Why Insecure People Can Damage Good Relationships
February 22, 2023
We all have our own insecurities whether it be our looks, our financial situation, our abilities, we have all been insecure about something in our lives. But what happens when we take these insecurities into a relationship? We project our low self-esteem onto the other person. We start questioning their motives, snooping around where we are not supposed to and lose trust in the other person. Not only does this create extremely toxic situations, it’s bad on your own mental health; constantly worrying if that person is going to leave you, then acting out from jealousy and fear.
According to medium.com, “Insecurity will make you internalize your thoughts and feelings.” When you are so insecure that your thoughts take you over as a whole, you begin to lose trust and often seek reassurance more than you may need. This usually proceeds with unnecessary arguments and resentment, when really the person you’re resenting is yourself and the person whom your trauma stems from. Entertaining every thought that enters your mind is extremely dangerous and only restricts you from healing from whatever trauma or past experiences caused this extreme insecurity in the first place.
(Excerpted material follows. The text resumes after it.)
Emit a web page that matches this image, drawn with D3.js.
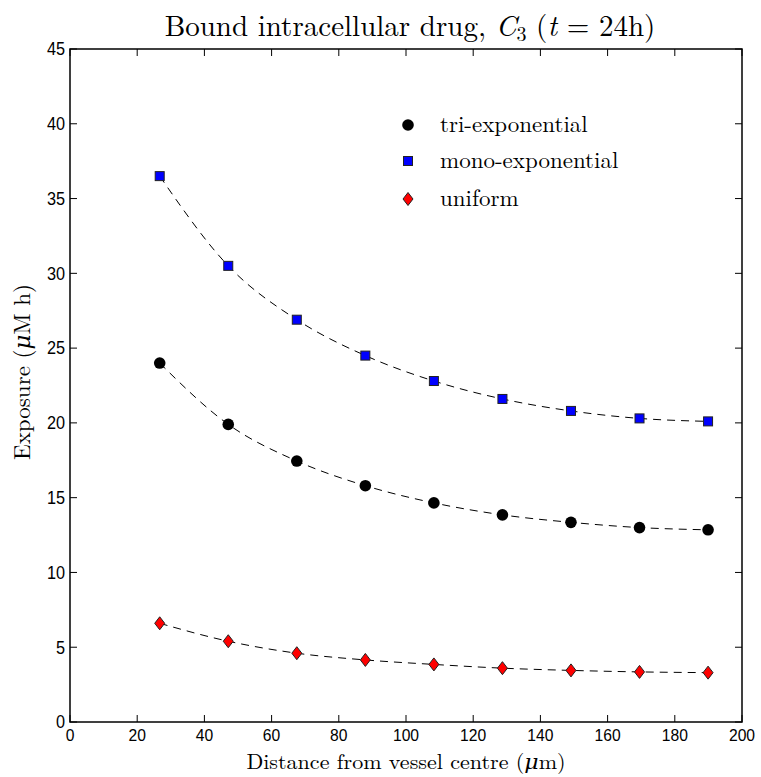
<!DOCTYPE html>
<html><head><meta charset="utf-8">
<script src="https://cdn.jsdelivr.net/npm/d3@7/dist/d3.min.js"></script>
<style>body{margin:0;background:#fff}</style>
</head><body>
<svg id="c" width="761" height="777"></svg>
<script>
const distances = [26.7, 47.1, 67.5, 87.9, 108.3, 128.7, 149.1, 169.5, 189.9];
const triExp = [24.0, 19.9, 17.45, 15.8, 14.65, 13.85, 13.35, 13.0, 12.85];
const monoExp = [36.5, 30.5, 26.9, 24.5, 22.8, 21.6, 20.8, 20.3, 20.1];
const uniform = [6.6, 5.4, 4.6, 4.15, 3.85, 3.6, 3.45, 3.35, 3.3];
const xTicks = [0,20,40,60,80,100,120,140,160,180,200];
const yTicks = [0,5,10,15,20,25,30,35,40,45];
const seriesNames = ["tri-exponential","mono-exponential","uniform"];

const svg = d3.select("#c");
const L=70, R=742, T=49, B=722;
const x = d3.scaleLinear().domain([0,200]).range([L,R]);
const y = d3.scaleLinear().domain([0,45]).range([B,T]);
const serif = "'Latin Modern Roman','CMU Serif','DejaVu Serif',serif";
const sans = "'Liberation Sans',Arial,sans-serif";

const tl = 7;
const g = svg.append("g");
xTicks.forEach(t=>{
  g.append("line").attr("x1",x(t)).attr("x2",x(t)).attr("y1",B).attr("y2",B-tl).attr("stroke","#000");
  g.append("line").attr("x1",x(t)).attr("x2",x(t)).attr("y1",T).attr("y2",T+tl).attr("stroke","#000");
  g.append("text").attr("x",x(t)).attr("y",B+19).attr("text-anchor","middle").attr("font-family",sans).attr("font-size",16.5).attr("transform",`translate(${x(t)},0) scale(0.95,1) translate(${-x(t)},0)`).text(t);
});
yTicks.forEach(t=>{
  g.append("line").attr("x1",L).attr("x2",L+tl).attr("y1",y(t)).attr("y2",y(t)).attr("stroke","#000");
  g.append("line").attr("x1",R).attr("x2",R-tl).attr("y1",y(t)).attr("y2",y(t)).attr("stroke","#000");
  g.append("text").attr("x",L-5).attr("y",y(t)).attr("dy","0.36em").attr("text-anchor","end").attr("font-family",sans).attr("font-size",17.5).attr("transform",`translate(${L-5},0) scale(0.93,1) translate(${-(L-5)},0)`).text(t);
});
svg.append("rect").attr("x",L).attr("y",T).attr("width",R-L).attr("height",B-T).attr("fill","none").attr("stroke","#000").attr("stroke-width",1.5);

const line = d3.line().x((d,i)=>x(distances[i])).y(d=>y(d)).curve(d3.curveMonotoneX);
[triExp, monoExp, uniform].forEach(s=>{
  svg.append("path").attr("d",line(s)).attr("fill","none").attr("stroke","#000").attr("stroke-width",1).attr("stroke-dasharray","8,6");
});

function marker(sel, type, cx, cy){
  if(type===0) sel.append("circle").attr("cx",cx).attr("cy",cy).attr("r",5.8).attr("fill","#000");
  else if(type===1) sel.append("rect").attr("x",cx-4.5).attr("y",cy-4.5).attr("width",9).attr("height",9).attr("fill","#0000ff").attr("stroke","#222").attr("stroke-width",1);
  else sel.append("path").attr("d",`M${cx},${cy-6.5}L${cx+5},${cy}L${cx},${cy+6.5}L${cx-5},${cy}Z`).attr("fill","#ff0000").attr("stroke","#222").attr("stroke-width",1);
}
[triExp, monoExp, uniform].forEach((s,k)=>{
  const gg = svg.append("g");
  s.forEach((v,i)=>marker(gg,k,x(distances[i]),y(v)));
});

const legY=[125,161,199];
seriesNames.forEach((n,k)=>{
  marker(svg,k,408,legY[k]);
  svg.append("text").attr("x",440).attr("y",legY[k]).attr("dy","0.3em").attr("font-family",serif).attr("font-size",23).text(n);
});

const title = svg.append("text").attr("x",410).attr("y",36).attr("text-anchor","middle").attr("font-family",serif).attr("font-size",29);
title.append("tspan").text("Bound intracellular drug, ");
title.append("tspan").attr("font-style","italic").text("C");
title.append("tspan").attr("font-size",20).attr("dy",5).text("3");
title.append("tspan").attr("dy",-5).text(" (");
title.append("tspan").attr("font-style","italic").text("t");
title.append("tspan").text(" = 24h)");

svg.append("text").attr("x",406).attr("y",769).attr("text-anchor","middle").attr("font-family",serif).attr("font-size",21)
  .attr("transform","translate(406,0) scale(1.05,1) translate(-406,0)")
  .html('Distance from vessel centre (<tspan font-style="italic">μ</tspan>m)');
svg.append("text").attr("transform","translate(30,372) rotate(-90)").attr("text-anchor","middle").attr("font-family",serif).attr("font-size",23)
  .html('Exposure (<tspan font-style="italic">μ</tspan>M h)');
</script>
</body></html>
While there is nothing wrong with feeling insecure or seeking extra reassurance when you want or need it, it is important to realize when it engulfs you. When all you can think about is what your partner is doing, who they are with and who they are talking to, it’s time to take a step back and realize the attachment and codependency you and/or your partner have created. An important side note is that in certain relationships, when one partner is not getting enough reassurance in one category, they often seek it in things that don’t even really matter to them. For example, if one partner feels they are not being made a priority, they will get upset with their partner over small things and may become more controlling, causing arguments. This partner feels a disconnect and is feeling insecure about the legitimacy of their partner’s love, when this happens they seek reassurance through other conversations to fill that hole. Insecure people often struggle to understand that what they are seeking can be filled within themselves, or with a simple conversation with their partner. Relationships, although hard work, should make you feel good. They should offer you reassurance when you need it and make you feel loved, but they should not be the only source of your happiness because this is when love and attachment get confused; and when this happens, both partners end up hurt.